The plaintiff testifies he showed the contract to appellant, the administrator, the day after it was made, and he did not object, but seemed pleased to know plaintiff had got it. Whv should the administrator object? So long as the estate he represented was not bound, by any act, to pay for it, he had no cause to object; and how. as a friend to the deceased, could he be otherwise than pleased, that his widow, in the fullness of her devotion to the remains of her deceased husband, had determined to erect a monument over them of “American Italian marble?” Of what avail would be an objection by the administrator? The contract was made without consulting him, and it is a valid contract as to the parties to it. There would have been a propriety in consulting the administrator before the contract was made, not after it was made.

“The administrator, when the monument was ready to be put in place, made no objection.” Very well. He had no right to object. It was a matter in which he had not the slightest concern, and objection from him would have been unbecoming, uncalled for and impertinent, the contract having been made with another. The administrator, like a prudent man, neither objected nor assented to the transaction in any shape or manner, nor to any extent. It was not his business to forbid the work, as Mrs. Wright had full power and authority, in her own behalf, to order the work, and if she stipulated it should be paid for out of the money of the estate, she did what she had no authority to do, and which can not bind the estate.

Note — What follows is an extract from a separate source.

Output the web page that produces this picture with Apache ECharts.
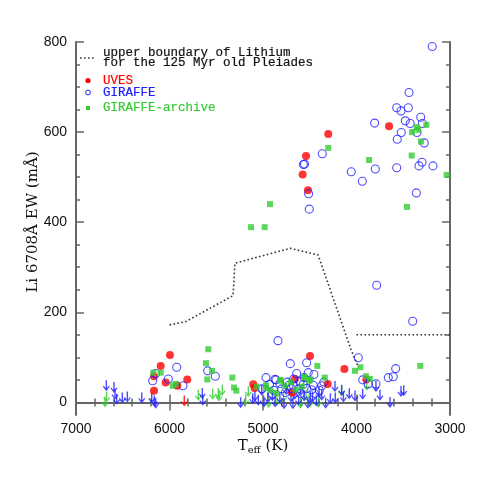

The same remarks apply to the heirs and distributees of the estate. There are no creditors, and it is in proof the heirs, when informed by the administrator of this contract, objected, if they had any right to object, which they had not. It was no concern of theirs, what contracts of this kind the widow might choose to make, they knowing full well she had no power to bind the estate, or compel contribution from them.

But it is claimed this monument, with the bust of the deceased upon its summit, towering fourteen feet above the humbler monumental stones he himself had placed over the remains of his first wife and dead son, were a necessary part of his funeral expenses, and properly chargeable to the estate. It is contended an executor or administrator may expend a reasonable amount of money of the estate, if there be no creditors in the way, in.some appropriate, durable memorial, to make the last resting place of his testator or intestate such an one as may be suited to his station in life, when living, and to his surroundings. This is not the question before us. The administrator is not claiming this expenditure as a proper disbursement of the assets of the estate he represents, but the widow is presuming to act in the matter on her own volition. She may do so, and may rear such piles to the memory of the “dear departed” as her affection, her vanity or her pride may suggest, but it would be the height of injustice to compel those interested in the distribution of the assets to yield quietly to this kind of appropriation of them.

As to the point that this monument was appropriate, and suited to the station the deceased occupied in life, this is wholly immaterial, and not to be considered in this case.

The case fails to show any liability against the estate of Erast us Wright for this monument. The widow entered into the contract in her own name and on her own responsibility. It is an undertaking of her own, and she alone can be legally held to its performance.

Upon the point that the plaintiff was not a proper witness, we are of opinion he was, under the statute. As the contract was made with Mrs. Wright alone, to her appellee must look for payment. These views dispose of the instructions given for appellee.

The judgment is reversed.

Judgment reversed.






Concurrence Opinion

Mr. Justice McAllister:

I concur in the decision on the ground that the monument was supplied under a special written contract made by the widow. This was her individual contract; none, therefore, could be implied. Walker v. Brown, 28 Ill. 378. She could not, and the contract did not purport to, bind the estate.